Liputan6.com, Magelang - Lokasi penemuan berbagai peninggalan purba di lereng Gunung Merapi, tepatnya di Dusun Gendungan, Desa Kalibening, Kecamatan Dukun, Magelang, Jawa Tengah, Mei 2016, disimpulkan sebagai tempat pemandian raja-raja jaman kuno. Di tempat itu terdapat bebatuan berbagai bentuk, mulai lumpang kuno, komboran (tempat minum kuda), hingga tumpukan batu yang membentuk seperti kolam.
Kesimpulan bahwa kawasan tersebut merupakan pemandian raja-raja, disampaikan Kepala Balai Pelestarian Cagar Budaya (BPCB) Jawa Tengah Tri Hartono. Kepada Liputan6.com, saat itu Tri menyebutkan bahwa benda-benda itu merupakan peninggalan kerajaan Mataram Kuno atau seusia dengan kerajaan besar di Jawa Tengah di abad ke 8-9.
Advertisement
"Perkiraan kami peninggalan masa klasik abad 8-9. Itu setara dengan masa kerajaan Mataram Kuno. Itu jika dilihat dari batu-batu yang ada," kata Tri Hartono di Semarang, Jateng, pada Rabu 18 Mei 2016 lalu.
Tiga bulan setelah temuan itu, bagaimana kondisi daerah tersebut?
Pemilik lahan ditemukannya benda-benda kuno, Sumarlan ternyata memilih memanfaatkan lokasi itu sebagai tempat tetirah (istirahat/wisata). Gazebo-gazebo kecil berbahan bambu dibangun, bahkan mata air di gundukan batu berbentuk konstruksi kolam juga sudah ditata lebih rapi.
Meski demikian, bebatuan kuno yang ada tidak dihilangkan dan malah dijadikan sebagai obyek tontonan.

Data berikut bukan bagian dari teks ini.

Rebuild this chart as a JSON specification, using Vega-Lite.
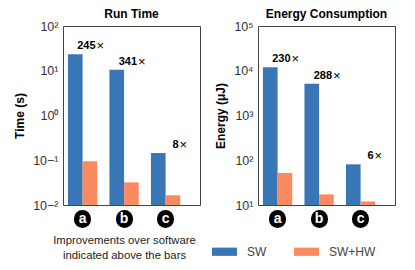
{
  "$schema": "https://vega.github.io/schema/vega-lite/v6.json",
  "padding": {"left": 13, "top": 7, "right": 5, "bottom": 5},
  "bounds": "flush",
  "spacing": 58,
  "config": {
    "font": "Liberation Sans",
    "view": {"stroke": "#444", "strokeWidth": 1},
    "title": {"fontSize": 12, "fontWeight": "bold", "color": "#000", "offset": -1}
  },
  "datasets": {
    "time": [
      {"group": "a", "series": "SW", "value": 23.4, "ratio": "245"},
      {"group": "a", "series": "SW+HW", "value": 0.095, "ratio": ""},
      {"group": "b", "series": "SW", "value": 10.5, "ratio": "341"},
      {"group": "b", "series": "SW+HW", "value": 0.032, "ratio": ""},
      {"group": "c", "series": "SW", "value": 0.145, "ratio": "8"},
      {"group": "c", "series": "SW+HW", "value": 0.0165, "ratio": ""}
    ],
    "energy": [
      {"group": "a", "series": "SW", "value": 12000, "ratio": "230"},
      {"group": "a", "series": "SW+HW", "value": 52, "ratio": ""},
      {"group": "b", "series": "SW", "value": 5100, "ratio": "288"},
      {"group": "b", "series": "SW+HW", "value": 17.3, "ratio": ""},
      {"group": "c", "series": "SW", "value": 81, "ratio": "6"},
      {"group": "c", "series": "SW+HW", "value": 12, "ratio": ""}
    ]
  },
  "resolve": {"legend": {"color": "independent"}},
  "hconcat": [
    {
      "width": 137,
      "height": 179,
      "title": "Run Time",
      "data": {"name": "time"},
      "encoding": {
        "x": {
          "field": "group", "type": "nominal",
          "scale": {"type": "band", "paddingInner": 0.294, "paddingOuter": 0.2976, "align": 0.2},
          "axis": {
            "domain": false, "offset": 13, "tickSize": 1, "tickWidth": 17, "tickCap": "round", "tickColor": "#000",
            "labelAngle": 0, "labelColor": "#fff", "labelFontWeight": "bold", "labelFontSize": 14, "labelBaseline": "middle", "labelPadding": -0.5,
            "title": ["Improvements over software", "indicated above the bars"],
            "titleFontWeight": "normal", "titleFontSize": 11.3, "titleColor": "#222", "titleLineHeight": 15, "titlePadding": 7, "titleX": 61, "titleAlign": "center"
          }
        },
        "y": {
          "field": "value", "type": "quantitative", "stack": null,
          "scale": {"type": "log", "domain": [0.01, 100], "nice": false},
          "axis": {
            "values": [0.01, 0.1, 1, 10, 100], "grid": false, "ticks": false, "domain": false,
            "labelFontSize": 12.5, "labelColor": "#333", "labelPadding": 5,
            "labelExpr": "'10' + replace(replace(replace(replace(replace(replace(replace(format(round(log(datum.value)/LN10),'d'),'-','⁻'),'0','⁰'),'1','¹'),'2','²'),'3','³'),'4','⁴'),'5','⁵')",
            "title": "Time (s)", "titleFontSize": 12, "titleFontWeight": "bold", "titleColor": "#000", "titlePadding": 6
          }
        }
      },
      "layer": [
        {
          "mark": {"type": "bar"},
          "encoding": {
            "xOffset": {"field": "series", "type": "nominal"},
            "color": {"field": "series", "type": "nominal", "scale": {"domain": ["SW", "SW+HW"], "range": ["#3976b5", "#fc8a60"]}, "legend": null}
          }
        },
        {
          "transform": [{"filter": "datum.series == 'SW'"}],
          "mark": {"type": "text", "align": "right", "baseline": "middle", "dx": 13, "dy": -8, "fontSize": 11, "fontWeight": "bold", "color": "#000"},
          "encoding": {"text": {"field": "ratio"}}
        },
        {
          "transform": [{"filter": "datum.series == 'SW'"}],
          "mark": {"type": "text", "align": "left", "baseline": "middle", "dx": 14, "dy": -8, "fontSize": 13, "color": "#000"},
          "encoding": {"text": {"value": "×"}}
        }
      ]
    },
    {
      "width": 137,
      "height": 179,
      "title": "Energy Consumption",
      "data": {"name": "energy"},
      "encoding": {
        "x": {
          "field": "group", "type": "nominal",
          "scale": {"type": "band", "paddingInner": 0.294, "paddingOuter": 0.2976, "align": 0.2},
          "axis": {
            "domain": false, "offset": 13, "tickSize": 1, "tickWidth": 17, "tickCap": "round", "tickColor": "#000",
            "labelAngle": 0, "labelColor": "#fff", "labelFontWeight": "bold", "labelFontSize": 14, "labelBaseline": "middle", "labelPadding": -0.5,
            "title": null
          }
        },
        "y": {
          "field": "value", "type": "quantitative", "stack": null,
          "scale": {"type": "log", "domain": [10, 100000], "nice": false},
          "axis": {
            "values": [10, 100, 1000, 10000, 100000], "grid": false, "ticks": false, "domain": false,
            "labelFontSize": 12.5, "labelColor": "#333", "labelPadding": 5,
            "labelExpr": "'10' + replace(replace(replace(replace(replace(replace(replace(format(round(log(datum.value)/LN10),'d'),'-','⁻'),'0','⁰'),'1','¹'),'2','²'),'3','³'),'4','⁴'),'5','⁵')",
            "title": "Energy (μJ)", "titleFontSize": 12, "titleFontWeight": "bold", "titleColor": "#000", "titlePadding": 6
          }
        }
      },
      "layer": [
        {
          "mark": {"type": "bar"},
          "encoding": {
            "xOffset": {"field": "series", "type": "nominal"},
            "color": {
              "field": "series", "type": "nominal",
              "scale": {"domain": ["SW", "SW+HW"], "range": ["#3976b5", "#fc8a60"]},
              "legend": {
                "title": null, "orient": "none", "legendX": -46, "legendY": 213, "direction": "horizontal",
                "symbolType": "M-1,-0.33H1V0.33H-1Z", "symbolSize": 625, "symbolStrokeWidth": 0, "symbolOpacity": 1,
                "labelOffset": 10, "labelFontSize": 12, "labelColor": "#444", "columnPadding": 27
              }
            }
          }
        },
        {
          "transform": [{"filter": "datum.series == 'SW'"}],
          "mark": {"type": "text", "align": "right", "baseline": "middle", "dx": 13, "dy": -8, "fontSize": 11, "fontWeight": "bold", "color": "#000"},
          "encoding": {"text": {"field": "ratio"}}
        },
        {
          "transform": [{"filter": "datum.series == 'SW'"}],
          "mark": {"type": "text", "align": "left", "baseline": "middle", "dx": 14, "dy": -8, "fontSize": 13, "color": "#000"},
          "encoding": {"text": {"value": "×"}}
        }
      ]
    }
  ]
}
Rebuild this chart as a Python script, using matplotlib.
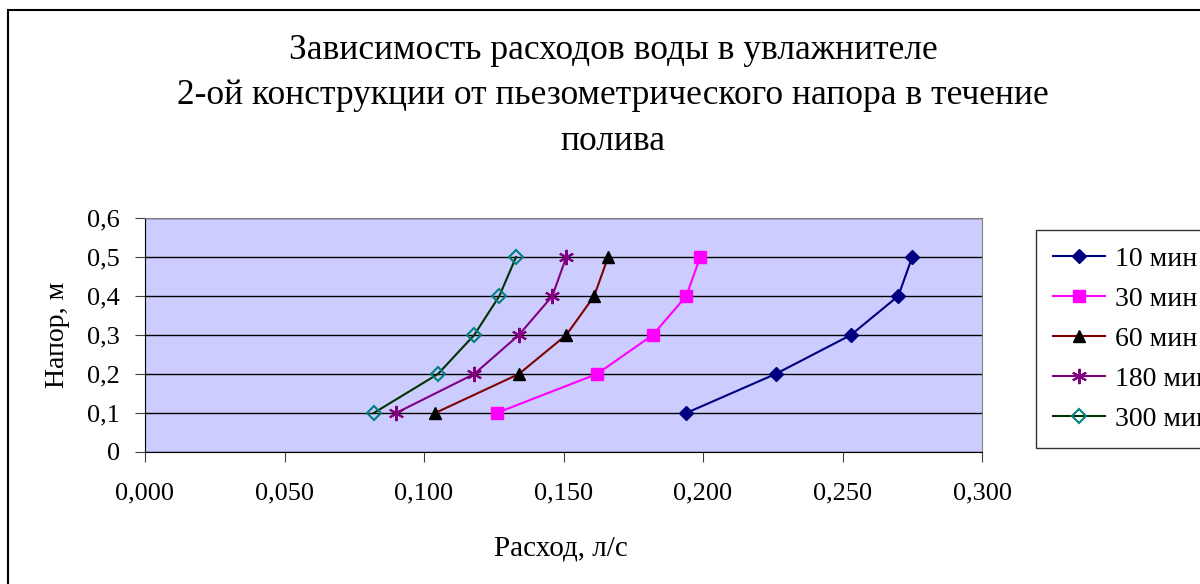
import numpy as np
import matplotlib.pyplot as plt
from matplotlib.patches import Rectangle

plt.rcParams['font.family'] = ['Liberation Serif', 'DejaVu Serif']

# data ========================================================================
head = [0.1, 0.2, 0.3, 0.4, 0.5]
q_10 = [0.194, 0.226, 0.253, 0.270, 0.275]
q_30 = [0.126, 0.162, 0.182, 0.194, 0.199]
q_60 = [0.104, 0.134, 0.151, 0.161, 0.166]
q_180 = [0.090, 0.118, 0.134, 0.146, 0.151]
q_300 = [0.082, 0.105, 0.118, 0.127, 0.133]
labels = ['10 мин', '30 мин', '60 мин', '180 мин', '300 мин']

x_ticks = [0.0, 0.05, 0.10, 0.15, 0.20, 0.25, 0.30]
y_ticks = [0, 0.1, 0.2, 0.3, 0.4, 0.5, 0.6]

# plot ========================================================================
fig = plt.figure(figsize=(12, 5.84), dpi=100)
ax = fig.add_axes([145/1200, 1-452/584, (982-145)/1200, (452-218)/584])
ax.set_facecolor('#CCCCFF')

ax.plot(q_10, head, color='#000080', marker='D', ms=7.5, mfc='#000080', mec='#000080', lw=1.5, label=labels[0])
ax.plot(q_30, head, color='#FF00FF', marker='s', ms=8, mfc='#FF00FF', mec='#FF00FF', lw=1.5, label=labels[1])
ax.plot(q_60, head, color='#800000', marker='^', ms=9, mfc='black', mec='black', lw=1.5, label=labels[2])
ax.plot(q_180, head, color='#800080', marker=(6, 2, 0), ms=11, mew=1.5, mec='#800080', lw=1.5, label=labels[3])
ax.plot(q_300, head, color='#003300', marker='D', ms=7, mfc='none', mec='#008080', mew=1.5, lw=1.5, label=labels[4])

ax.set_xlim(0, 0.3)
ax.set_ylim(0, 0.6)
ax.set_xticks(x_ticks)
ax.set_xticklabels([f'{v:.3f}'.replace('.', ',') for v in x_ticks])
ax.set_yticks(y_ticks)
ax.set_yticklabels(['0'] + [f'{v:.1f}'.replace('.', ',') for v in y_ticks[1:]])
ax.tick_params(labelsize=19, direction='out', length=7, color='#404040')
ax.tick_params(axis='x', pad=15)
ax.tick_params(axis='y', pad=11)
ax.yaxis.grid(True, color='black', lw=1)
ax.set_axisbelow(True)
for s in ['top', 'right']:
    ax.spines[s].set_color('#808080')
for s in ['left', 'bottom']:
    ax.spines[s].set_color('black')

ax.set_xlabel('Расход, л/с', fontsize=21)
ax.xaxis.set_label_coords(0.497, -0.355)
ax.set_ylabel('Напор, м', fontsize=20)
ax.yaxis.set_label_coords(-0.09, 0.5)

fig.text(0.511, 1-96/584, 'Зависимость расходов воды в увлажнителе\n2-ой конструкции от пьезометрического напора в течение\nполива',
         ha='center', va='center', fontsize=25.5, linespacing=1.5)

leg = fig.legend(loc='upper left', bbox_to_anchor=(1036/1200, 1-230/584), fontsize=20,
                 frameon=True, fancybox=False, edgecolor='black', handlelength=1.9,
                 handletextpad=0.35, labelspacing=0.52, borderpad=0.6, borderaxespad=0)
leg.get_frame().set_linewidth(1)

fig.patches.append(Rectangle((8/1200, -0.1), 1.2, (584-10)/584+0.1, transform=fig.transFigure,
                             fill=False, edgecolor='black', lw=1.5))

fig.savefig('out.png', dpi=100)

Belum diketahui pasti, apakah pemanfaatan lokasi tersebut atas pendanaan dari kakek 73 tahun itu, ataukah ada investor.
Menurut Tri Hartono, di lokasi itu memang sudah banyak kolam yang dikelola warga mayarakat sebagai kolam pembesaran ikan. Namun baru ini yang dijadikan sebagai tempat tetirah.
"Jika sesuai pemetaan, lokasi kompleks percandian itu merupakan lembah memanjang, dengan luasan sekitar 1 hektare. Di situ ada sumber mata air, ada banyak kolam yang sejauh ini sudah dimiliki oleh perorangan," kata Tri Hartono.
Albertus Kusworo, salah satu pengunjung dari Borobudur mengaku, kedatangannya untuk membuang jenuh. Ia memang sangat senang mengunjungi percandian di sekitar kabupaten Magelang.
"Tempatnya adem dan lebih tertata. Di sini memang sejak dulu dikenal sebagai Tamansari atau tempat pemandian para raja. Makanya warga sini menyebut dengan candi Tamansari," kata Kusworo kepada Liputan6.com, Jumat (5/8/2016).
Berdasarkan perkiraan BPCB, jika dioptimalkan Pemerintahan Desa Kalibening untuk merevitalisasi cagar budaya itu. Hanya saja ada sejumlah warga yang sudah membongkar sendiri benda-benda itu dari lokasi semula tanpa pendataan terlebih dahulu.
Hal ini dinilai cukup menyulitkan tim BPCB untuk merekonstruksinya kembali. Rekonstruksi itu penting sebagai upaya penelusuran dan mengetahui sejarah benda-benda itu.
"Saya sudah ingatkan untuk jangan membongkar dulu sebelum didata," kata Tri.
Bahaya kerusakan
Sementara itu, pemanfaatan situs bersejarah sebagai tempat tetirah cukup mengkhawatirkan. Sugiyono, salah satu warga di sekitar Kalibening menyebutkan jika pemanfaatan itu tak disertai edukasi dikhawatirkan bisa mengubah pola pikir yang awalnya petani dan menempatkan kerukunan sebagai nilai utama, akan bergeser menjadi lebih individualis.
"Selain itu jika ada investor yang masuk, dan lahan itu dijual, jelas warga hanya akan menjadi penonton. Kapital akan menjadi yang utama," kata Sugiyono.
Meski demikian, Sugiyono mengapresiasi pemanfaatan temuan itu sebagai upaya konservasi. Dengan dimanfaatkan, setidaknya tak akan ada pencurian batu-batu bersejarah untuk dijadikan pondasi rumah.
Saat ini berbagai temuan batu itu dikumpulkan sesuai bentuk dan susunan yang dipetakan oleh BPCB. Sedangkan untuk kolam yang dijadikan view tetirah, dibangun bentuk baru, namun lokasi dan mata air memanfaatkan yang sudah ada.